05 Feb AJIL Symposium: The Travaux of Travaux
[Julian Davis Mortenson is Assistant Professor of Law at Michigan Law]
It is often asserted that the Vienna Convention on the Law of Treaties relegates drafting history to a rigidly subsidiary role in treaty interpretation. Many commentators go so far as to suggest that the VCLT entrenches a categorical prejudice against travaux préparatoires—the preparatory work of negotiation, discussions, and drafting that produces a final treaty text. Because of this alleged hostility to history as a source of meaning, the conventional wisdom is that when an interpreter thinks a text is fairly clear and produces results that are not manifestly unreasonable or absurd, she ought to give that prima facie reading preclusive effect over anything the travaux might suggest to the contrary.

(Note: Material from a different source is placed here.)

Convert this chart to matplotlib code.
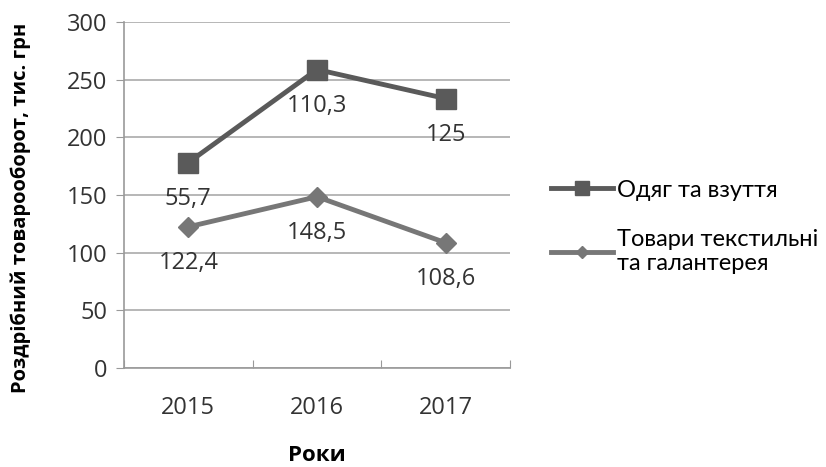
import numpy as np
import matplotlib
matplotlib.use("Agg")
import matplotlib.pyplot as plt

years = ["2015", "2016", "2017"]
clothes = [55.7, 110.3, 125]          # Одяг та взуття
textiles = [122.4, 148.5, 108.6]      # Товари текстильні та галантерея
clothes_labels = ["55,7", "110,3", "125"]
textiles_labels = ["122,4", "148,5", "108,6"]

plt.rcParams['font.family'] = ['Open Sans', 'DejaVu Sans']

fig = plt.figure(figsize=(8.26, 4.67), dpi=100)
ax = fig.add_axes([124 / 826, 1 - 368 / 467, (510 - 124) / 826, (368 - 22) / 467])

x = np.arange(len(years))
# stacked line chart: clothes sits on top of textiles
stacked = np.array(textiles) + np.array(clothes)

c1 = "#5a5a5a"
c2 = "#777777"
l1, = ax.plot(x, stacked, color=c1, lw=3.5, marker="s", ms=15, zorder=3,
              label="Одяг та взуття")
l2, = ax.plot(x, textiles, color=c2, lw=3.5, marker="D", ms=10, zorder=3,
              label="Товари текстильні\nта галантерея")

for xi, yi, t in zip(x, stacked, clothes_labels):
    ax.annotate(t, (xi, yi), xytext=(0, -26), textcoords="offset points",
                ha="center", va="center", fontsize=17, color="#333333", zorder=4)
for xi, yi, t in zip(x, textiles, textiles_labels):
    ax.annotate(t, (xi, yi), xytext=(0, -26), textcoords="offset points",
                ha="center", va="center", fontsize=17, color="#333333", zorder=4)

ax.set_xlim(-0.5, 2.5)
ax.set_ylim(0, 300)
ax.set_yticks(range(0, 301, 50))
ax.set_xticks([-0.5, 0.5, 1.5, 2.5])
ax.set_xticklabels([])
ax.set_xticks(x, minor=True)
ax.set_xticklabels(years, minor=True, fontsize=17, color="#333333")
ax.tick_params(axis="x", which="minor", length=0, pad=20)
ax.tick_params(axis="x", which="major", length=6, color="#999999", direction="in")
ax.tick_params(axis="y", length=6, color="#999999", labelsize=17, labelcolor="#333333", pad=6)

ax.grid(axis="y", color="#aaaaaa", lw=1.2)
ax.set_axisbelow(True)
for s in ["top", "right"]:
    ax.spines[s].set_visible(False)
ax.spines["left"].set_color("#999999")
ax.spines["bottom"].set_color("#999999")
ax.spines["left"].set_linewidth(1.2)
ax.spines["bottom"].set_linewidth(1.2)

ax.set_xlabel("Роки", fontsize=16, fontweight="bold", labelpad=18)
ax.set_ylabel("Роздрібний товарооборот, тис. грн", fontsize=14.5, fontweight="bold")
ax.yaxis.set_label_coords(-0.24, 0.462)

fig.legend(handles=[l1, l2], loc="center left", bbox_to_anchor=(530 / 826, 1 - 227 / 467),
           frameon=False, handlelength=2.6, labelspacing=1.2,
           handletextpad=0.2, markerscale=0.65, prop={"family": "Lato", "size": 17})

fig.savefig("out.png", dpi=100, facecolor="white")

As The Travaux of Travaux: Is the Vienna Convention Hostile to Drafting History? demonstrates, however, this conventional wisdom cannot be reconciled with the agreement that was actually concluded in 1969. Careful analysis of the multi-decade process that led to the VCLT shows that, far from adopting a doctrinally restrictive view of drafting history, the Vienna Conference sought to secure the place of travaux as a regular, central, and indeed crucial component of treaty interpretation. In reaching this conclusion, the article draws on a range of published and unpublished sources, including minutes from meetings of the Institut de droit international, the International Law Commission, the UN General Assembly in both its plenary and Sixth Committee sessions, and the Vienna Conference itself; internal memoranda and other documents circulated at each of those institutions; and proposed drafts and amendments that were submitted throughout the process.
It is true (and likely a source of modern confusion) that Vienna Conference delegates rejected a U.S. proposal to formulate the rules of treaty interpretation as a totality-of-the-circumstances balancing test. But that had nothing to do with hostility to travaux as such, much less with any desire to impose strict threshold requirements on their use. Rather, the delegates were rejecting Myres McDougal’s view of treaty interpretation as an ab initio reconstruction of whatever wise interpreters might view as good public policy. They objected to the purpose for which New Haven School interpreters wanted to use travaux—not to drafting history as a source of meaning per se.
To the contrary, the drafters repeatedly reiterated that any serious effort to understand a treaty should rely on the careful and textually grounded resort to travaux, without embarrassment or apology. They themselves leaned heavily on travaux when debating any legal question that turned on the meaning of an existing treaty. And each time a handful of genuinely anti-travaux delegates attempted to restrict the use of drafting history to cases where the text was ambiguous or absurd, those efforts were roundly rejected.
The understanding that emerged was of interpretation as a recursive and inelegant process that would spiral in toward the meaning of a treaty, rather than as a rigidly linear deductive algorithm tied to a particular hierarchical sequence. In any seriously contested case, interpreters were expected automatically to assess the historical evidence about the course of discussions, negotiations, and compromises that resulted in the treaty text—in short, the travaux. The modern view that Article 32 relegated travaux to an inferior position is simply wrong. The VCLT drafters were not hostile to travaux. They meant for treaty interpreters to assess drafting history for what it is worth in each case: no more, but certainly no less.